我们相处时间不长,那年过春节,我到她们家去,正赶上吃午饭,她母亲让我上炕吃饭,我挺不好意思,但还是身不由己上了炕,跟着一起吃了起来。桌子上有一大碗粉条熬菠菜,每人前面放一碗蒸鸡蛋羹(后来我才知道,他们家有个习惯,吃鸡蛋羹,就每人一碗),主食是大米饭。虽然我知道那一碗是鸡蛋羹,但是我长这么大还真的没吃过,着急呀!就用调羹来了一勺放到嘴里,这可坏了!因为我第一次吃,蛋羹在桌子上放着又看不出热来,可放到嘴里才感觉到太烫了,又不能吐出来。咽也不是,吐也不是,最后,我还是咽了下去。由于鸡蛋羹太热,把我的嗓子都烫了,眼泪该出来了,好在别人并没注意我。接下来,我的饭是怎么吃的,菜是什么味道,我全然不知。
这件事,我对谁也没说过,不止是怕丢人,更怕人说我没出息!前几年,老皮老脸也不怕丢人啦,我告诉了我的爱人,她听完后,笑得前仰后合。就是到了现在,动不动她还会提起此事,拿我开涮!没办法,谁让把柄纂在人家手里呢。
这件事已经过去了四十六年,仿佛就发生在昨天。我们俩结婚这么多年,没红过脸,更不用说打架。但因为我喜欢收藏门券,却发生了几次不愉快。
如今,我们的年事已高,都已经退了休,现在的生活比那时强的太多了,但每天的时间非常难打发,关键是我没有什么爱好。自从我开始集门券,尤其是找到了娘家——“秦皇岛门券分会”以后,每天的中心任务就是收集,整理,交换门券,至于别的事,我就顾不了了,好像这个家与我没什么关系了。

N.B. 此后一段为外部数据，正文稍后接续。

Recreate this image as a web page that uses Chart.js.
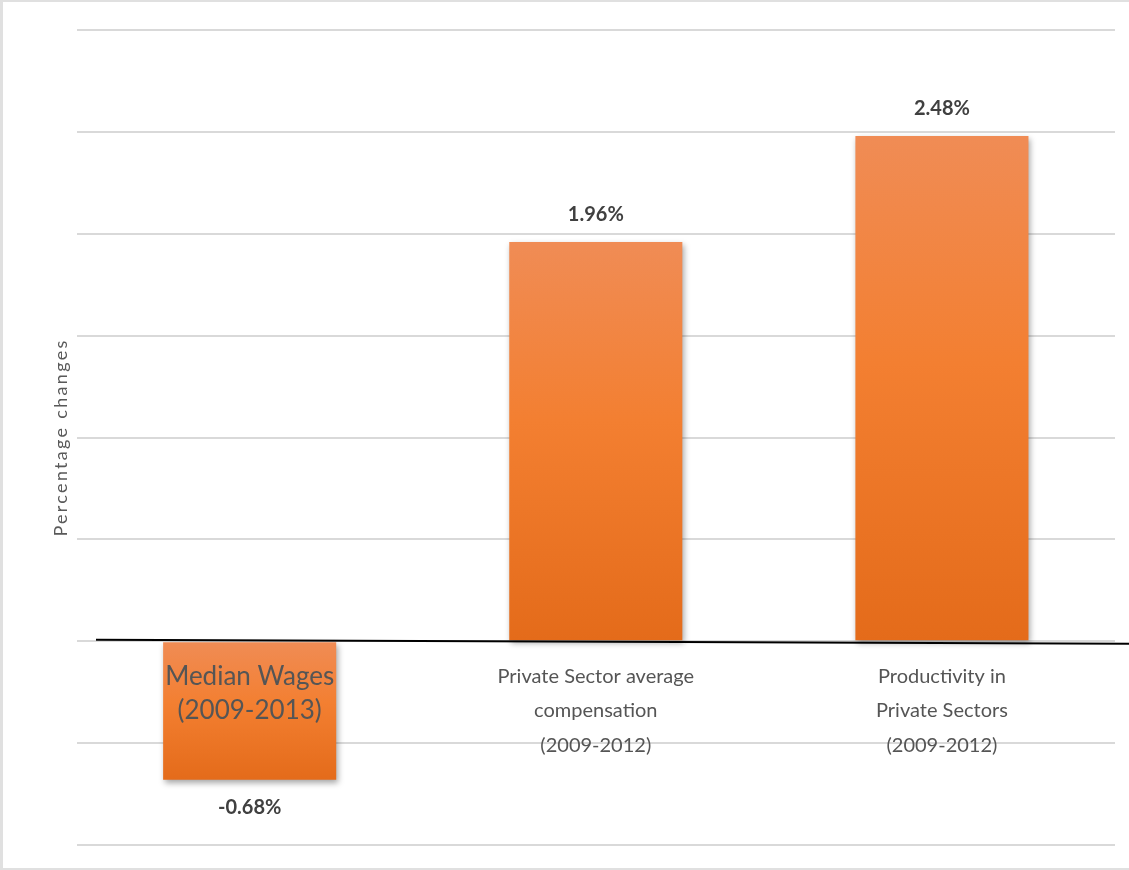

开始我爱人非常不理解,说我是不务正业,还往里搭钱,真是败家子;没黒夜没白天的摆能门券,说我是神经病!没少因为我为整理门券,对家里的事不管不顾而发生不愉快。可是干着干着,他也不嘚嘚了,不知不觉的开始帮忙了。从帮我做插片,到帮我塑封门券,从我做展片的时候提建议,到外地券友给我寄票来时她要先看看。仅去年一年,就“特批”我参加了三次外地的门券交流会。有时我问她;“你现在不但不管我了,还伸手帮我,这是为什么呢?”他却笑而不答。我想这就是小小的门券惹的“祸”吧!
我今天在门券收藏上能小有成绩,应该说与我的爱人的支持与帮助是分不开的,因此我非常感谢她,这可能就是“军功章有我的一半,也有她的一半吧”。